__MATERIAL SUPPLIED__
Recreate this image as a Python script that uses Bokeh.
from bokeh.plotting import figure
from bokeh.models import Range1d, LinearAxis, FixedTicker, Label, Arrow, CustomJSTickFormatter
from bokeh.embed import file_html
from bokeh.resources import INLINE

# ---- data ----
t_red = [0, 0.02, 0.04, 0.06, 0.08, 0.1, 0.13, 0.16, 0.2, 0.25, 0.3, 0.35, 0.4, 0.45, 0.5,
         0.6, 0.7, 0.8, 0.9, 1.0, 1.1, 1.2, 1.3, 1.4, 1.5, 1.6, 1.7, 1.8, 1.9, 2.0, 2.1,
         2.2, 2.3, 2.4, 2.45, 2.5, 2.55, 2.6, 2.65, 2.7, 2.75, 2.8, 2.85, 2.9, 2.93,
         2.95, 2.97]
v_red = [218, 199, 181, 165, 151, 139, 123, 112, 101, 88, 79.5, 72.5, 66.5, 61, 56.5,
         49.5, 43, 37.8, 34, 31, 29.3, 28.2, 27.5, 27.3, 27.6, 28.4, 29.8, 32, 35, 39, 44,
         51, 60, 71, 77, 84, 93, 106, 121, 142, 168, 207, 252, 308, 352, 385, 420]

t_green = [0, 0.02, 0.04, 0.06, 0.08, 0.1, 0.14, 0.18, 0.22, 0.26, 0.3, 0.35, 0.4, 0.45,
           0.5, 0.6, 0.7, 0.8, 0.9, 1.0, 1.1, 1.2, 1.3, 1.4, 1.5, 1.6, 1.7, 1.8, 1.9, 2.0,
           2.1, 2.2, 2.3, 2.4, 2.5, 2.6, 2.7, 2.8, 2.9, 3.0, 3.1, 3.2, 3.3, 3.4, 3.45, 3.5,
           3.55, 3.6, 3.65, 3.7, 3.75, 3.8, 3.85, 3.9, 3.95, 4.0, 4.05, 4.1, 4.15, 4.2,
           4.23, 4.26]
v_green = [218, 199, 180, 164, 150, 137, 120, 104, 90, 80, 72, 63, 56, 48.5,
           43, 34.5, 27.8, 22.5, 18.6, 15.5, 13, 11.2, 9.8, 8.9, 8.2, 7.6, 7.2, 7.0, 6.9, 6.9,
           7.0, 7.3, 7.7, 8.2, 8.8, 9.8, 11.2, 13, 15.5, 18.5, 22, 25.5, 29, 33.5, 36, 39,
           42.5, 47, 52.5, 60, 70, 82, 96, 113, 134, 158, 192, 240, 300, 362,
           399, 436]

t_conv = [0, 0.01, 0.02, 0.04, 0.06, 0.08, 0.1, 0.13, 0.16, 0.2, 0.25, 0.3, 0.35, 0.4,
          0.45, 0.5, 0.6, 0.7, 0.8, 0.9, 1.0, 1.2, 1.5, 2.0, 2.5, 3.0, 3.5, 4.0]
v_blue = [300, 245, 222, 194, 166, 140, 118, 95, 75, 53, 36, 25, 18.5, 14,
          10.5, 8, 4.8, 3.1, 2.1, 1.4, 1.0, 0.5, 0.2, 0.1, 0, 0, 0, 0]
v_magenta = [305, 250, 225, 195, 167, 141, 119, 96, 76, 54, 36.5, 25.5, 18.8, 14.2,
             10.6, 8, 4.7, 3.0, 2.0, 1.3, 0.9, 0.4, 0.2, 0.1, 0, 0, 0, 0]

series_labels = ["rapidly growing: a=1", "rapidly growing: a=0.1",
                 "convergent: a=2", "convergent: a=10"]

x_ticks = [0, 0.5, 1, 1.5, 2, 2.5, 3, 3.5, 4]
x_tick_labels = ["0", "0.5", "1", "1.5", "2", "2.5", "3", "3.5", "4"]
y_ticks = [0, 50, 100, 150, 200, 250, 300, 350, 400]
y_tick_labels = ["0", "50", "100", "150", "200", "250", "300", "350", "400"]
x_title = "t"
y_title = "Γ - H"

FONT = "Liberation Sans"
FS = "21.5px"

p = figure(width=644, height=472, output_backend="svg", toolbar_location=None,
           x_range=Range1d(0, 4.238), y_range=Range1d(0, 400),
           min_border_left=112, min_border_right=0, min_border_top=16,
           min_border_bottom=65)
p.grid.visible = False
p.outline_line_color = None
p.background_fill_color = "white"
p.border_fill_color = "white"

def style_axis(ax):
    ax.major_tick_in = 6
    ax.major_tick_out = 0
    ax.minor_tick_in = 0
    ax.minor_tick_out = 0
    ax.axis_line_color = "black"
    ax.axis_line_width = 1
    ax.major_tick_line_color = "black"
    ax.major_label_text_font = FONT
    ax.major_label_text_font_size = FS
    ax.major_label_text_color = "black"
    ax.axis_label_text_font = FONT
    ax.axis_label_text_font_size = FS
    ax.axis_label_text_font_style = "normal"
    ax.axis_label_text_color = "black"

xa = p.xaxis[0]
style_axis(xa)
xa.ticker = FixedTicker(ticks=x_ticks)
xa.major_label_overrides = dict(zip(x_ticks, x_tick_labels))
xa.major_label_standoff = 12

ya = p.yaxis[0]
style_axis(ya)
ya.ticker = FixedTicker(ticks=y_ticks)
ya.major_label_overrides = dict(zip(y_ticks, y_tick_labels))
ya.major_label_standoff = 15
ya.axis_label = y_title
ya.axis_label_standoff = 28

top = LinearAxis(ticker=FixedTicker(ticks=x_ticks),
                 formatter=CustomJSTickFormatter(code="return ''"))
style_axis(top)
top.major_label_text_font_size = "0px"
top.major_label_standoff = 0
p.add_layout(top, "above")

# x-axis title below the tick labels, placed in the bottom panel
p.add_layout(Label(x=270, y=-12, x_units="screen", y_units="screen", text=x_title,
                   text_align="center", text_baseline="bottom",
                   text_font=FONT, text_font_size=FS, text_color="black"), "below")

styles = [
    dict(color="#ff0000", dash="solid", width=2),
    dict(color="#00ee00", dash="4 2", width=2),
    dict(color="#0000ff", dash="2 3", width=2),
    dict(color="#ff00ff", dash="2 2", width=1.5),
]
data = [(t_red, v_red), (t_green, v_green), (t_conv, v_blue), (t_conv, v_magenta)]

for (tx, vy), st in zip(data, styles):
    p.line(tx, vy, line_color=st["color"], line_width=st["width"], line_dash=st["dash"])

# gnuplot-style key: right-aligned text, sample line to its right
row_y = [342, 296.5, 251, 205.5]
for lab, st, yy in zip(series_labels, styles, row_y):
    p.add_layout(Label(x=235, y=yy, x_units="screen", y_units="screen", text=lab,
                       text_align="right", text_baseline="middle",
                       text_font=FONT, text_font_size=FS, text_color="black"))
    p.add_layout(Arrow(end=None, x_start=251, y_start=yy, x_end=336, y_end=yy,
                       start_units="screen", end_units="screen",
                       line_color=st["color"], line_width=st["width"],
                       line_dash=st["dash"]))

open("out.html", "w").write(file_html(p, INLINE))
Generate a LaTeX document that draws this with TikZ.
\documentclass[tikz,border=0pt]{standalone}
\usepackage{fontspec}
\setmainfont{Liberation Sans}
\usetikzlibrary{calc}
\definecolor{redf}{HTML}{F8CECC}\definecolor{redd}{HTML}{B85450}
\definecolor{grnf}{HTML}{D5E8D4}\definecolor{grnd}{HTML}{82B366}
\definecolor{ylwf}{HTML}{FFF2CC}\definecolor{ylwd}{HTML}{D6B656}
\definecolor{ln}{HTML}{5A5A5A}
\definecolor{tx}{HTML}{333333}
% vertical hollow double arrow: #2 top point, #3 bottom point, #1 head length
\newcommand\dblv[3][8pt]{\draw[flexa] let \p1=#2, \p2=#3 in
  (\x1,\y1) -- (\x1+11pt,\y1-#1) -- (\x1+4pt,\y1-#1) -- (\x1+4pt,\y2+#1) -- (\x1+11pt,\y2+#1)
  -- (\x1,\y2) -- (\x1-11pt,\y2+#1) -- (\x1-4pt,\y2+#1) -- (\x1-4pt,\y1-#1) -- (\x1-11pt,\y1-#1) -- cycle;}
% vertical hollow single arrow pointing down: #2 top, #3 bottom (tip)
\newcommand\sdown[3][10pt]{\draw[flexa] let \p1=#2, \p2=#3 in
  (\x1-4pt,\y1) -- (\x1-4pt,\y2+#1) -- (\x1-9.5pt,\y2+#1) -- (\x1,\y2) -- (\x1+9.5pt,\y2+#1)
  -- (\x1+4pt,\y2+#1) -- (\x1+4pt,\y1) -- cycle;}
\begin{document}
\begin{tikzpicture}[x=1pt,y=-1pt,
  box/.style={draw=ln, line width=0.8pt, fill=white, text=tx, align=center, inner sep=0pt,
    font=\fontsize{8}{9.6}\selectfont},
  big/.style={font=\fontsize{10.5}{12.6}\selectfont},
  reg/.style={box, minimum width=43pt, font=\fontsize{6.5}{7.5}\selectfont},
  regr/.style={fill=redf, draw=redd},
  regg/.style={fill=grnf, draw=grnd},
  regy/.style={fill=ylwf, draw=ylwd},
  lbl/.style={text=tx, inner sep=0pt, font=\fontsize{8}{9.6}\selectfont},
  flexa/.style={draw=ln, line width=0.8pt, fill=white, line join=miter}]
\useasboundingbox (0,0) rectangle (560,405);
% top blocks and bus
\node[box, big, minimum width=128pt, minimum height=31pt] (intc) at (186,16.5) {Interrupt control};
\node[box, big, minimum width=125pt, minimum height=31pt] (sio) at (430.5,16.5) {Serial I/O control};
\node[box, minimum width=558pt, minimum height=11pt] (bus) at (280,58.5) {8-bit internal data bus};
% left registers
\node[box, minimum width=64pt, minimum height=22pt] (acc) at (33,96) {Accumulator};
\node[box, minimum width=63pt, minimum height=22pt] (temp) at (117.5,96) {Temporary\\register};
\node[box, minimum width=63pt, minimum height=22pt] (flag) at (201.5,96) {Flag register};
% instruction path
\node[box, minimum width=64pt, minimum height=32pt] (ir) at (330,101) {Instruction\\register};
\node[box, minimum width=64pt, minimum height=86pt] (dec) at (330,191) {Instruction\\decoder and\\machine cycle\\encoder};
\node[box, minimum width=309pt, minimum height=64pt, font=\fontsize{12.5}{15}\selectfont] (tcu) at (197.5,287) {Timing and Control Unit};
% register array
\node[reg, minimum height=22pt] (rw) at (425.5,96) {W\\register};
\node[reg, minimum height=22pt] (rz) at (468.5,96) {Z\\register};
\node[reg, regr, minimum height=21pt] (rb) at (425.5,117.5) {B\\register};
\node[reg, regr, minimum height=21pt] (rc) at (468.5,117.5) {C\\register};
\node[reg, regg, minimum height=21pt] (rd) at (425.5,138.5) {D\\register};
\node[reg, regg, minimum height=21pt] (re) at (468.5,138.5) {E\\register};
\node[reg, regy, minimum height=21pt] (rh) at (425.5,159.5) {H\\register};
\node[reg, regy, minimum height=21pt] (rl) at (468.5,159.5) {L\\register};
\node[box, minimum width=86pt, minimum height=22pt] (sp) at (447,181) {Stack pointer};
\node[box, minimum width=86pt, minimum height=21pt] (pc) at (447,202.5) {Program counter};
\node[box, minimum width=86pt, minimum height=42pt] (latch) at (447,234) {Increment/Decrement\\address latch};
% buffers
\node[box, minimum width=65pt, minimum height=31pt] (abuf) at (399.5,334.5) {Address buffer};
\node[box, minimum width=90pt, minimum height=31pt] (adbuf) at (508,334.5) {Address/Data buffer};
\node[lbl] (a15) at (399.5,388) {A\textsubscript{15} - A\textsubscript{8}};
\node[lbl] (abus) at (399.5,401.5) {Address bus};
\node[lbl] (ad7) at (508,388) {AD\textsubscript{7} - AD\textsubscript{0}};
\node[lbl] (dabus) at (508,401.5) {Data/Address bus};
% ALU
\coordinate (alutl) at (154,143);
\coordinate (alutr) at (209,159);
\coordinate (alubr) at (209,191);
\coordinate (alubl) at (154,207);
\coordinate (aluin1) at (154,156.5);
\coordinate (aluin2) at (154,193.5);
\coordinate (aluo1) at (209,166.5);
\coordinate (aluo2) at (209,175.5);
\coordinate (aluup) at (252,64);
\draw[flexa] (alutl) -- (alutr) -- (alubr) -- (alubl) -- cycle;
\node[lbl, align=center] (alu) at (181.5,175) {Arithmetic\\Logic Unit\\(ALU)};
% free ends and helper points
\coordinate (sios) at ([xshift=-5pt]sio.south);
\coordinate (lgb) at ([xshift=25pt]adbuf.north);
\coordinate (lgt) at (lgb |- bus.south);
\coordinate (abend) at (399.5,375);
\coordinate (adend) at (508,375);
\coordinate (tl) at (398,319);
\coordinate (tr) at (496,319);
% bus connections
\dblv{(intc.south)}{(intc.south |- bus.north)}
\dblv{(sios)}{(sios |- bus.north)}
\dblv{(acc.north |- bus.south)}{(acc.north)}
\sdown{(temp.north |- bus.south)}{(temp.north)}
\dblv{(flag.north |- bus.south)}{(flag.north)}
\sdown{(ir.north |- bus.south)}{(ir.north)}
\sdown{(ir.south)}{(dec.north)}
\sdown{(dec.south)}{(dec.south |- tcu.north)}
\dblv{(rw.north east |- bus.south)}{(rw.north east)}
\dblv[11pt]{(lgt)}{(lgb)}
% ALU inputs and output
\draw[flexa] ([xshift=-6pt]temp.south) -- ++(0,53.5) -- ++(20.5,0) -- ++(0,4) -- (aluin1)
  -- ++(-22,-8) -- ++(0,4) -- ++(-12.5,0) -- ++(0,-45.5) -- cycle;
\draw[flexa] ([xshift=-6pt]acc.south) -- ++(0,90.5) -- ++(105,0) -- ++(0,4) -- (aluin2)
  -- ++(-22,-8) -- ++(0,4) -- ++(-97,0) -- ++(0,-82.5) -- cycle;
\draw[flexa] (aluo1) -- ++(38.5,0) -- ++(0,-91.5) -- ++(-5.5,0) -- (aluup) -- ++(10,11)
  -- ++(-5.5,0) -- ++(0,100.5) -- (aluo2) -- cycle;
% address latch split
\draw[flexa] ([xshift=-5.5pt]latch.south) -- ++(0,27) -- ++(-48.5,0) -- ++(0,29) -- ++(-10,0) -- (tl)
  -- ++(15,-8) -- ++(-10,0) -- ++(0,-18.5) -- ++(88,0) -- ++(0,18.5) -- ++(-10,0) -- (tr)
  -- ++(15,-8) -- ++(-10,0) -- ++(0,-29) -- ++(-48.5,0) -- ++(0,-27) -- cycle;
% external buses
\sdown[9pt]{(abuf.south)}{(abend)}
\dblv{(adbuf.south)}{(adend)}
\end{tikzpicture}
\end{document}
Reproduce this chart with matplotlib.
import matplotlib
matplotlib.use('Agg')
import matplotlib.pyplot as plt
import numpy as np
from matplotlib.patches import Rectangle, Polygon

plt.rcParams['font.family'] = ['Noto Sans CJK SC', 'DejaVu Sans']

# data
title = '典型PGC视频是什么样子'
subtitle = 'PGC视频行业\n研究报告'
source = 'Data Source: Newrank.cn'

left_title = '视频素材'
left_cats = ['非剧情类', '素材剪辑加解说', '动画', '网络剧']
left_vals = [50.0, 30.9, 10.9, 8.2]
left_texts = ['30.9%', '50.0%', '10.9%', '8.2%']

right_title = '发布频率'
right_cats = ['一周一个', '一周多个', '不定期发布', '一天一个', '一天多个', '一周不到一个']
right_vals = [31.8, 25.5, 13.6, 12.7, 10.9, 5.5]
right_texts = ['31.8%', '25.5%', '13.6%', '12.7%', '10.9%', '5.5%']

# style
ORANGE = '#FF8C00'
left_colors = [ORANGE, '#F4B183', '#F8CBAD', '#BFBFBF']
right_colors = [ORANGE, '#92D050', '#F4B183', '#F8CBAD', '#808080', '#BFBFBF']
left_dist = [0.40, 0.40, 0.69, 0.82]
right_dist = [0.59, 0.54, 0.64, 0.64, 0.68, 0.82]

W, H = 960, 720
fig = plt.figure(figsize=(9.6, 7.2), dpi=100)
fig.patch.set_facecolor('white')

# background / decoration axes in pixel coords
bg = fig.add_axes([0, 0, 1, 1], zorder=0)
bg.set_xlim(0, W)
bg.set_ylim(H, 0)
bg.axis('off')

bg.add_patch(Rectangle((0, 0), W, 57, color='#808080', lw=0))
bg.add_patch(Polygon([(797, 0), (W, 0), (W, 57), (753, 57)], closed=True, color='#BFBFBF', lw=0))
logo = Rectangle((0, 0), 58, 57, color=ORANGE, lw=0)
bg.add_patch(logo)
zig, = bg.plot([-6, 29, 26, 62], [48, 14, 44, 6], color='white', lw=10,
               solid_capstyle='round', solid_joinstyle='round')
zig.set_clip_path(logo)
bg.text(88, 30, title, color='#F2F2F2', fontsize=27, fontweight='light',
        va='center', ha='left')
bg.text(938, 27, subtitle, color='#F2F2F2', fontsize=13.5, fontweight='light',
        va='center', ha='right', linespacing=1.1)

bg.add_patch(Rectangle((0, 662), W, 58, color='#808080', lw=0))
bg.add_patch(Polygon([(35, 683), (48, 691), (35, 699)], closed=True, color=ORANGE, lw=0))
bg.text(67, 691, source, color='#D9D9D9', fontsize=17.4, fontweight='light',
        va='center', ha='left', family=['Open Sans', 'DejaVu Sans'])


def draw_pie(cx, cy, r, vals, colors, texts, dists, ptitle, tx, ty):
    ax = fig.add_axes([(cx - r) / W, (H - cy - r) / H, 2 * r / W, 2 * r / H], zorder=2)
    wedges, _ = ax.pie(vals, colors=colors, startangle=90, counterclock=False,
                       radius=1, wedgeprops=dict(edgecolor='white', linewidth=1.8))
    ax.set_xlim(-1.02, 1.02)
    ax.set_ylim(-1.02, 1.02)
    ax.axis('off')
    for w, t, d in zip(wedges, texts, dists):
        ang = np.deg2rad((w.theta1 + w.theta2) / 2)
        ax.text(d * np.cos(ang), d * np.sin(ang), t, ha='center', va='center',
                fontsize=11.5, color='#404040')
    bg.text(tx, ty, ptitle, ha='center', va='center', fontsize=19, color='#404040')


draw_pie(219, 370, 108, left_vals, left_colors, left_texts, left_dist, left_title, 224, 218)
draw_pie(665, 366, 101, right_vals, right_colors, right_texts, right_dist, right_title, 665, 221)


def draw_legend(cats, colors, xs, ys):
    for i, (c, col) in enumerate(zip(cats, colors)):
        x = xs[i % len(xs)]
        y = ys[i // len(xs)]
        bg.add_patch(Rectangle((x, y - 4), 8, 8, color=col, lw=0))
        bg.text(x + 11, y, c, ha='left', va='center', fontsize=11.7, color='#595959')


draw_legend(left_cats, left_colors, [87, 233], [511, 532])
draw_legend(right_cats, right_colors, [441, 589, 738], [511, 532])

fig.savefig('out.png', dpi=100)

__YOUR INSTRUCTIONS__
Scan the records for the string "with". Copy each line in which it appears.

__RIGHT ANSWER__
Generate a LaTeX document that draws this with TikZ.
Reproduce this chart with matplotlib.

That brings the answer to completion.